Materials provided —
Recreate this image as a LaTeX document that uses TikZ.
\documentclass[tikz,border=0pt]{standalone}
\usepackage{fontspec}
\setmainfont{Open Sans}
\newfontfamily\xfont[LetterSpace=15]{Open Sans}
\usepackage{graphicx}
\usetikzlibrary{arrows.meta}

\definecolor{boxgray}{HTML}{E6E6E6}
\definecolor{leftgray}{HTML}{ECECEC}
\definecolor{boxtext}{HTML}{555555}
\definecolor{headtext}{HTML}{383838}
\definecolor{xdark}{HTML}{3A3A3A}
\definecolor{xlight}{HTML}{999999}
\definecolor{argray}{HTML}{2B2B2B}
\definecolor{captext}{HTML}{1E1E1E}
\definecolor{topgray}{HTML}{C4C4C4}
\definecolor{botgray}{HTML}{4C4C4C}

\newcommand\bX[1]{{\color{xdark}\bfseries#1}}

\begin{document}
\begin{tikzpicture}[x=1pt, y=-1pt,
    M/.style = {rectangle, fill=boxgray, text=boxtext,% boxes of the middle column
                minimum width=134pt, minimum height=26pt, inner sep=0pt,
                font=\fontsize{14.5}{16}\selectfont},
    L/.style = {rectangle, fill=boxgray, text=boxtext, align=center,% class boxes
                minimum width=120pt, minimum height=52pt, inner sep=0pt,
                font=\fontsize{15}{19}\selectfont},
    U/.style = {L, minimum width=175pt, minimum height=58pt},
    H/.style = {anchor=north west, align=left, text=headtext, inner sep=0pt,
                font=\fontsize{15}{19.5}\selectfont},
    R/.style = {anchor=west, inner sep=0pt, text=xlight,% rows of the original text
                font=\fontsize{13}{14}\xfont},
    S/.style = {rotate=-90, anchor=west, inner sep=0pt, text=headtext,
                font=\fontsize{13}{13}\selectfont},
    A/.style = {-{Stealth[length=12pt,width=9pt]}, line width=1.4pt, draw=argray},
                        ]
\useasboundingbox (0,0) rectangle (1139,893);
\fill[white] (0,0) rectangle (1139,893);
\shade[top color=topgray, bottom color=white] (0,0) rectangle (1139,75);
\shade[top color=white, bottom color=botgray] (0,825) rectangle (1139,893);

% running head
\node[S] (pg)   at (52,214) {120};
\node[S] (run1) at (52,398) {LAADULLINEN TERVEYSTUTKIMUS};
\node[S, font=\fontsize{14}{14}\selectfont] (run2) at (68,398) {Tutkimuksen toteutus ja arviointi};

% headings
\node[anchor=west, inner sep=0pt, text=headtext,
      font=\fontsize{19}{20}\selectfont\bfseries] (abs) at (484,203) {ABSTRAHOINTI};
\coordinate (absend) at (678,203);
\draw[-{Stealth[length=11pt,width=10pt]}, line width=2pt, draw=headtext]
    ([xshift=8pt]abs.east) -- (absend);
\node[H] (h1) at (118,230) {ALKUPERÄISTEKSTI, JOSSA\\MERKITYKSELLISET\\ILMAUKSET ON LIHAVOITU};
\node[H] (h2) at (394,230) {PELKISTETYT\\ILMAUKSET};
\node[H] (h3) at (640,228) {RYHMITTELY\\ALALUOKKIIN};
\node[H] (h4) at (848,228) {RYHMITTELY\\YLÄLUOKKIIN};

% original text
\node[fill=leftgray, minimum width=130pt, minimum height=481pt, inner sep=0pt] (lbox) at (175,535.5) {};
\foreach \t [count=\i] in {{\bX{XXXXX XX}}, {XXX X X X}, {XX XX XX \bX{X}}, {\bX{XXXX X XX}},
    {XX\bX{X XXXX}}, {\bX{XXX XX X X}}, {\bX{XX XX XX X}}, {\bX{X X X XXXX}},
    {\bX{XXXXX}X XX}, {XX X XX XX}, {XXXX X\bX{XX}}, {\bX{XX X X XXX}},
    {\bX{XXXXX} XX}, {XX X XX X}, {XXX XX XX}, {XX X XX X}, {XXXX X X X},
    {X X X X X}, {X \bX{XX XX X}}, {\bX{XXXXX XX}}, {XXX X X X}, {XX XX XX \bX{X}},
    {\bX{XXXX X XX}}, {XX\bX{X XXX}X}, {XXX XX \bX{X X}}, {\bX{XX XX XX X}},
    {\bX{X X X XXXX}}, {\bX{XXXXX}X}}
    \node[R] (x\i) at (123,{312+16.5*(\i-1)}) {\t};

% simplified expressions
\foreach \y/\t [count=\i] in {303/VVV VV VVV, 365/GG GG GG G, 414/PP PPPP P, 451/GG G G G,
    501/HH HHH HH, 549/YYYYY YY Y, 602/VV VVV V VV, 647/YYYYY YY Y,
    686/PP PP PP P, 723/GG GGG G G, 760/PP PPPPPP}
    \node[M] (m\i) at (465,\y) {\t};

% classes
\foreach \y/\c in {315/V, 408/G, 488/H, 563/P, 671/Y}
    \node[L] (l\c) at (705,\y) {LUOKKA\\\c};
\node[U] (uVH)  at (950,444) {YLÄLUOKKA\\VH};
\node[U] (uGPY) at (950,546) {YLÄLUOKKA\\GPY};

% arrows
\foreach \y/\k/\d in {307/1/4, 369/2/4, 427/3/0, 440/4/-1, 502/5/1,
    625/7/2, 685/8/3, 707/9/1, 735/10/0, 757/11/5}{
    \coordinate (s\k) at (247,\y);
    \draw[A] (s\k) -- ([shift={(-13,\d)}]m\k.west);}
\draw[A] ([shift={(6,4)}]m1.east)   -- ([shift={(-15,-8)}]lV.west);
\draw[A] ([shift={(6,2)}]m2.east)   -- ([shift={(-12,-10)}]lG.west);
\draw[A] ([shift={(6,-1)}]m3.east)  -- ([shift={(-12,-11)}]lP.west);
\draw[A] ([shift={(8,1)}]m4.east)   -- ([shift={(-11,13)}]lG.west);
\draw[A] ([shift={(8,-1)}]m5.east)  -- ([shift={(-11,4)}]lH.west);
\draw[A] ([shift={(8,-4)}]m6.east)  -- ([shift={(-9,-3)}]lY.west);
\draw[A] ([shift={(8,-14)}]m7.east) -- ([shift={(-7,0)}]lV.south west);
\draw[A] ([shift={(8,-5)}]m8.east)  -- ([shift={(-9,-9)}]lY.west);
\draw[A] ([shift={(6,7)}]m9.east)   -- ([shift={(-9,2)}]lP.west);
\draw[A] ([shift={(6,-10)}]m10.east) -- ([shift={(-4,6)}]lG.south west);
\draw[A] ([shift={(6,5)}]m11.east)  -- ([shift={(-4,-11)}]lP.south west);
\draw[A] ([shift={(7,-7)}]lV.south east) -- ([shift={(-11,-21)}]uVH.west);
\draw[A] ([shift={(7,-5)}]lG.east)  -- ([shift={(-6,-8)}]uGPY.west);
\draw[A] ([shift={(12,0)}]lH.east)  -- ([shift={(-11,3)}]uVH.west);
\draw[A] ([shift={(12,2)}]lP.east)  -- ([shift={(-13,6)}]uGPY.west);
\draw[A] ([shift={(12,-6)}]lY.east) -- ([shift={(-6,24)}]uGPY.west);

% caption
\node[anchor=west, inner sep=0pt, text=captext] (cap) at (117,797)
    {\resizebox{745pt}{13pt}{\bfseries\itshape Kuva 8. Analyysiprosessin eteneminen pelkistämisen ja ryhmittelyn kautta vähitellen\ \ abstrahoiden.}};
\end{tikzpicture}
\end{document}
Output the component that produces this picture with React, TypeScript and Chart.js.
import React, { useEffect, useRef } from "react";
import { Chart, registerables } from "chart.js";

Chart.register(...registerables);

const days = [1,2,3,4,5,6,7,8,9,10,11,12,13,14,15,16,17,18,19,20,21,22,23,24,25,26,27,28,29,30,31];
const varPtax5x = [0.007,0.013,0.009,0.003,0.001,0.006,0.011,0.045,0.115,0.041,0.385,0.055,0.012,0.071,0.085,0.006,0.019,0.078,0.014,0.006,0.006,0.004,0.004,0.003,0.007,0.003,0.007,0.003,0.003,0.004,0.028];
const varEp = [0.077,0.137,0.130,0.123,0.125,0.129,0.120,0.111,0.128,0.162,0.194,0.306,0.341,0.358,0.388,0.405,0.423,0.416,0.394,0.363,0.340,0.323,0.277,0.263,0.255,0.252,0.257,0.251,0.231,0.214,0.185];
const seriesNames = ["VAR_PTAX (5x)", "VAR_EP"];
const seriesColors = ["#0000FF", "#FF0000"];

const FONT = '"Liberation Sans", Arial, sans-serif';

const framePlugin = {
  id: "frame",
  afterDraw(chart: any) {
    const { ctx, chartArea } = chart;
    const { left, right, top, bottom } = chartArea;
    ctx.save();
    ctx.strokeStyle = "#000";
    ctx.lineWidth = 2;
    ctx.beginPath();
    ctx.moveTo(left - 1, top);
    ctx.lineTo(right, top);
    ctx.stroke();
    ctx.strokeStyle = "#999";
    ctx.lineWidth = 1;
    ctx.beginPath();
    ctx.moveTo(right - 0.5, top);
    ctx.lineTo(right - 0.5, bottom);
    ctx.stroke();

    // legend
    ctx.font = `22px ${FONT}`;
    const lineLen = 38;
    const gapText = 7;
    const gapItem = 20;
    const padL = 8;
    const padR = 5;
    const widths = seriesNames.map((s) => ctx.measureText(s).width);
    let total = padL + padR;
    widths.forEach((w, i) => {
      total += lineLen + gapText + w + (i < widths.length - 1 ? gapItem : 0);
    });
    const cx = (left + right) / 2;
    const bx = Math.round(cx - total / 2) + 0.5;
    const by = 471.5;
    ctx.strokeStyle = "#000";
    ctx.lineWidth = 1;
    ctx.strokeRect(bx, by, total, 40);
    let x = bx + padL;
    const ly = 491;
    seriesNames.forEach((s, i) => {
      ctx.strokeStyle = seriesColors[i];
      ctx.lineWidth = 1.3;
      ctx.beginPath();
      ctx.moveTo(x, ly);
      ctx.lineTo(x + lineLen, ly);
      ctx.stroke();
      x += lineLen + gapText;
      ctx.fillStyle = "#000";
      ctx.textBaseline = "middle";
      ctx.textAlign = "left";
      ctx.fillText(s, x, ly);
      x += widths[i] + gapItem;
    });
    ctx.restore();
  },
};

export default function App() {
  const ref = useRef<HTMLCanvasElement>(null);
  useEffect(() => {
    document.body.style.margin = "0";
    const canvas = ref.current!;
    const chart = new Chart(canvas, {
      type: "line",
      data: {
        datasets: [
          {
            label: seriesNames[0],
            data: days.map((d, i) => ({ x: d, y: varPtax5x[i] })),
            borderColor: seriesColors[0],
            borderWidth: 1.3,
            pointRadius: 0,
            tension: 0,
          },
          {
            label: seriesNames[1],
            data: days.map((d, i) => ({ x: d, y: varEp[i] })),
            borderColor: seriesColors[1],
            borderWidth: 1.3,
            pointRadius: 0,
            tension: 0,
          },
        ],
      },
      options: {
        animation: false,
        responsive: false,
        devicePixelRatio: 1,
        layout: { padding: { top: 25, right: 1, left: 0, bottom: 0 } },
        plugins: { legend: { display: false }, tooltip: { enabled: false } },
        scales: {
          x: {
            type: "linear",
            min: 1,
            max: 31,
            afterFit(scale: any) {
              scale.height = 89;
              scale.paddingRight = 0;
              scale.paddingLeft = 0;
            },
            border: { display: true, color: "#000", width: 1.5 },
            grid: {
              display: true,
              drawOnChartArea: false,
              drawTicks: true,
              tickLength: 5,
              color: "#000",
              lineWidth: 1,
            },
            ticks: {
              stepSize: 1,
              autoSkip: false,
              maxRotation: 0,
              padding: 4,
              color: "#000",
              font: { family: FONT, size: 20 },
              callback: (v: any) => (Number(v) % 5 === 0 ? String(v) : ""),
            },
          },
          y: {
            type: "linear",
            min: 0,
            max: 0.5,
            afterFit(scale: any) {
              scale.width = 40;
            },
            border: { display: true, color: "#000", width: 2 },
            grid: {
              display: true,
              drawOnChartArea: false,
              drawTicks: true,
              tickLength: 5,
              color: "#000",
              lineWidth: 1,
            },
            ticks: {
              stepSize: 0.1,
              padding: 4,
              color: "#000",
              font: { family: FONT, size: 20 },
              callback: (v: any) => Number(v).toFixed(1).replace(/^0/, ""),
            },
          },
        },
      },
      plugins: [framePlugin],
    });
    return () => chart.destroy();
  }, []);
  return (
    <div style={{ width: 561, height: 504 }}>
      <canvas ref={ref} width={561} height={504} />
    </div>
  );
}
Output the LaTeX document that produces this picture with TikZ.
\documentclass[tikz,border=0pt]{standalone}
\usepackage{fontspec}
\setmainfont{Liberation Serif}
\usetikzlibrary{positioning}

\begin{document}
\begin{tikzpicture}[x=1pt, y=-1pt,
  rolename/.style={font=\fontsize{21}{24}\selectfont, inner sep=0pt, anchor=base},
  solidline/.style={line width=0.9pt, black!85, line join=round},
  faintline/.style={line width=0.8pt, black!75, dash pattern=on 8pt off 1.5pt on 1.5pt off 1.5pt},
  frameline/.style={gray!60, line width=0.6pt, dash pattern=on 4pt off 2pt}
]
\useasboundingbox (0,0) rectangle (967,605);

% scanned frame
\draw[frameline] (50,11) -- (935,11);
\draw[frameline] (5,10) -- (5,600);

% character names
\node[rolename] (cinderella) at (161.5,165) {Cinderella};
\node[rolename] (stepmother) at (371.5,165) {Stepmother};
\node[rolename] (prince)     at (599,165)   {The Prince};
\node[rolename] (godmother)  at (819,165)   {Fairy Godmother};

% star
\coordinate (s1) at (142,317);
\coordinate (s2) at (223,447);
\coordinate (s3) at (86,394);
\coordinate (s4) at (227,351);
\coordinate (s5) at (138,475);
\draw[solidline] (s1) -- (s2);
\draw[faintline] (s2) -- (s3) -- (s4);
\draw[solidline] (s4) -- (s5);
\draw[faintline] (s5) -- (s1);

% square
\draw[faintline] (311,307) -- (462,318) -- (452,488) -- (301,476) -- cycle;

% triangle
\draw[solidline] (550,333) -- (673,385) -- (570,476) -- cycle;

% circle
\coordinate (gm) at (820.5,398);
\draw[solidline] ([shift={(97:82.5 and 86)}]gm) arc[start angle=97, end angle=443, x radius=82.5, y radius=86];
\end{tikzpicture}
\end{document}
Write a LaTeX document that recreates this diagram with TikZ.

Direction — Pick out the lines containing the word "LaTeX" and show them.

Final result —
Recreate this image as a LaTeX document that uses TikZ.
Output the LaTeX document that produces this picture with TikZ.
Write a LaTeX document that recreates this diagram with TikZ.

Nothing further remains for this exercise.